*REQUIRED WORK:*
From the entries below, please gather each line containing the string "draw".

*RECORDS PROVIDED:*
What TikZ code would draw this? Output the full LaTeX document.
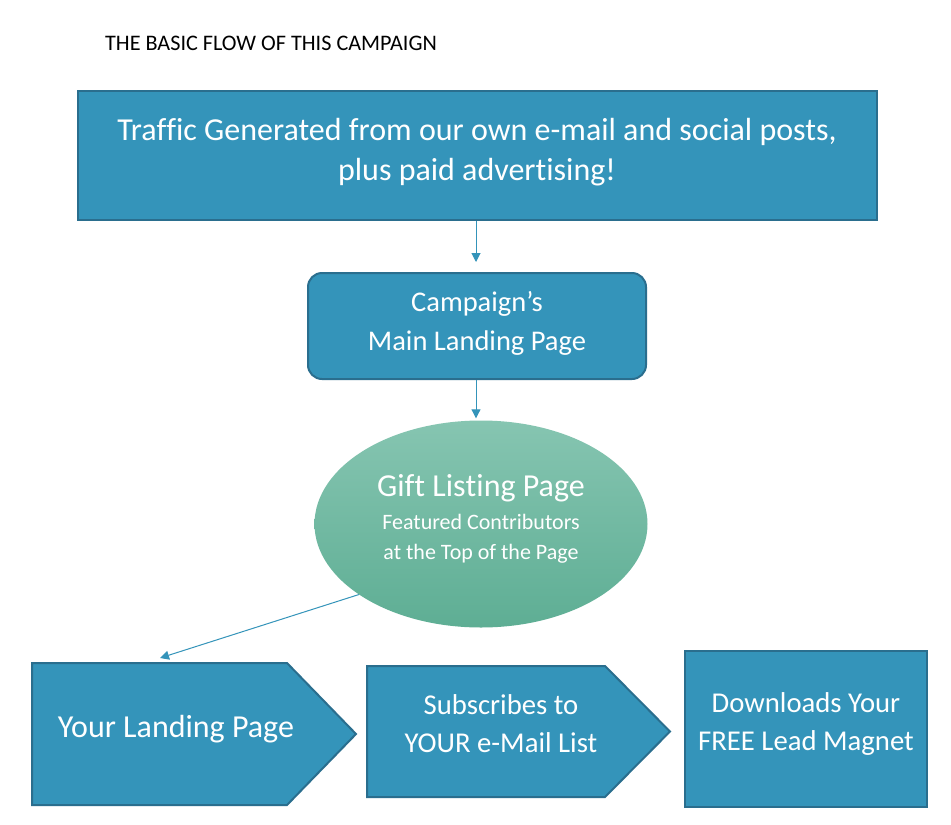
\documentclass[tikz,border=0pt]{standalone}
\usepackage{fontspec}
\setmainfont{Carlito}[RawFeature={-liga;-clig;-dlig}]
\usetikzlibrary{arrows.meta,shapes.geometric}
\definecolor{boxblue}{HTML}{3494BA}
\definecolor{boxedge}{HTML}{2A6E8E}
\definecolor{ellTop}{HTML}{86C5B1}
\definecolor{ellBot}{HTML}{5EAE94}
\newcommand{\nl}{\kern0pt }
\begin{document}
\begin{tikzpicture}[x=1pt,y=-1pt,
  boxstyle/.style={draw=boxedge, line width=2pt, fill=boxblue},
  lbl/.style={text=white, anchor=base, inner sep=0pt},
  conn/.style={draw=boxblue, line width=1pt, -{Triangle[width=9pt,length=9pt]}}]
\useasboundingbox (0,0) rectangle (951,825);
\fill[white] (0,0) rectangle (951,825);
% title
\node[anchor=base, inner sep=0pt, font=\fontsize{22.2}{26}\selectfont] (title) at (271,50) {THE BASIC FLOW OF THIS CAMPAIGN};
% top box
\node[boxstyle, minimum width=799pt, minimum height=129pt, inner sep=0pt] (top) at (477.5,155.5) {};
\node[lbl, font=\fontsize{32}{38}\selectfont] (topA) at (477,140) {Traf\nl f\nl ic Generated from our own e-mail and social posts,};
\node[lbl, font=\fontsize{32}{38}\selectfont] (topB) at (477,180) {plus paid adver\nl t\nl ising!};
% main landing page
\node[boxstyle, rounded corners=14pt, minimum width=338pt, minimum height=106pt, inner sep=0pt] (box2) at (477,326) {};
\node[lbl, font=\fontsize{28.5}{34}\selectfont] (b2A) at (477,311.5) {Campaign’s};
\node[lbl, font=\fontsize{28.5}{34}\selectfont] (b2B) at (477,350.5) {Main Landing Page};
% ellipse
\node[ellipse, minimum width=333pt, minimum height=207pt, inner sep=0pt, draw=none, top color=ellTop, bottom color=ellBot] (ell) at (481,524) {};
\node[lbl, font=\fontsize{32}{38}\selectfont] (eA) at (481,496.7) {Gif\nl t Lis\nl t\nl ing Page};
\node[lbl, font=\fontsize{22}{26}\selectfont] (eB) at (481,529.3) {Featured Contributors};
\node[lbl, font=\fontsize{22}{26}\selectfont] (eC) at (481,559.3) {at the Top of the Page};
% pentagon 1
\path[boxstyle] (32,663) -- (287,663) -- (356,734) -- (287,805) -- (32,805) -- cycle;
\coordinate (p1top) at (160,658);
\node[lbl, font=\fontsize{32}{38}\selectfont] (p1A) at (176,737) {Your Landing Page};
% pentagon 2
\path[boxstyle] (367,666) -- (605,666) -- (670,731.5) -- (605,797) -- (367,797) -- cycle;
\node[lbl, font=\fontsize{28.7}{34}\selectfont] (p2A) at (501,714.6) {Subscribes to};
\node[lbl, font=\fontsize{28.7}{34}\selectfont] (p2B) at (501,752.6) {YOUR e-Mail List};
% box 3
\node[boxstyle, minimum width=242pt, minimum height=156pt, inner sep=0pt] (box3) at (806,729) {};
\node[lbl, font=\fontsize{28.7}{34}\selectfont] (b3A) at (806,712.6) {Downloads Your};
\node[lbl, font=\fontsize{28.7}{34}\selectfont] (b3B) at (806,750.6) {FREE Lead Magnet};
% connectors
\draw[conn, shorten >=10pt] (top.south -| 476,0) -- (box2.north -| 476,0);
\draw[conn, shorten >=2pt] (box2.south -| 476,0) -- (ell.north -| 476,0);
\draw[conn] (ell.210) -- (p1top);
\end{tikzpicture}
\end{document}
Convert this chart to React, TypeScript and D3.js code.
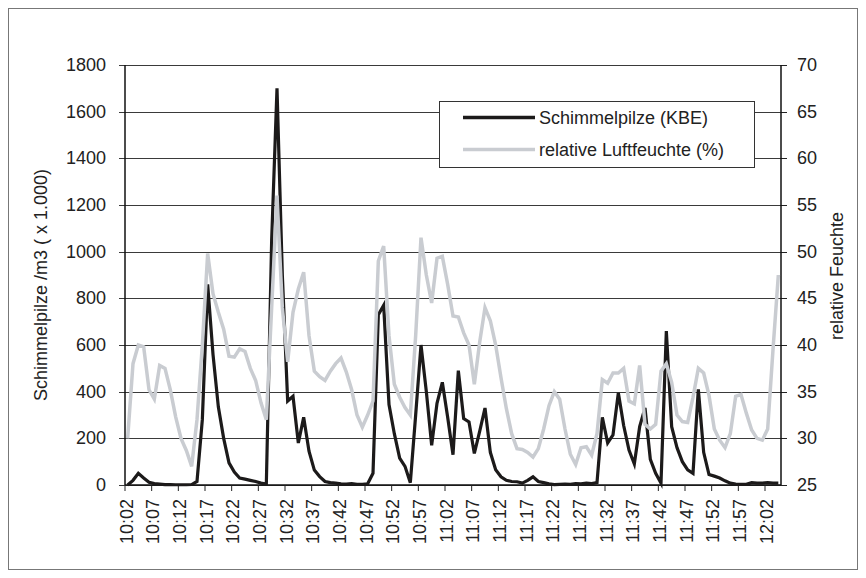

*OUTPUT BELOW:*
What TikZ code would draw this? Output the full LaTeX document.
  boxstyle/.style={draw=boxedge, line width=2pt, fill=boxblue},
  conn/.style={draw=boxblue, line width=1pt, -{Triangle[width=9pt,length=9pt]}}]
\node[ellipse, minimum width=333pt, minimum height=207pt, inner sep=0pt, draw=none, top color=ellTop, bottom color=ellBot] (ell) at (481,524) {};
\draw[conn, shorten >=10pt] (top.south -| 476,0) -- (box2.north -| 476,0);
\draw[conn, shorten >=2pt] (box2.south -| 476,0) -- (ell.north -| 476,0);
\draw[conn] (ell.210) -- (p1top);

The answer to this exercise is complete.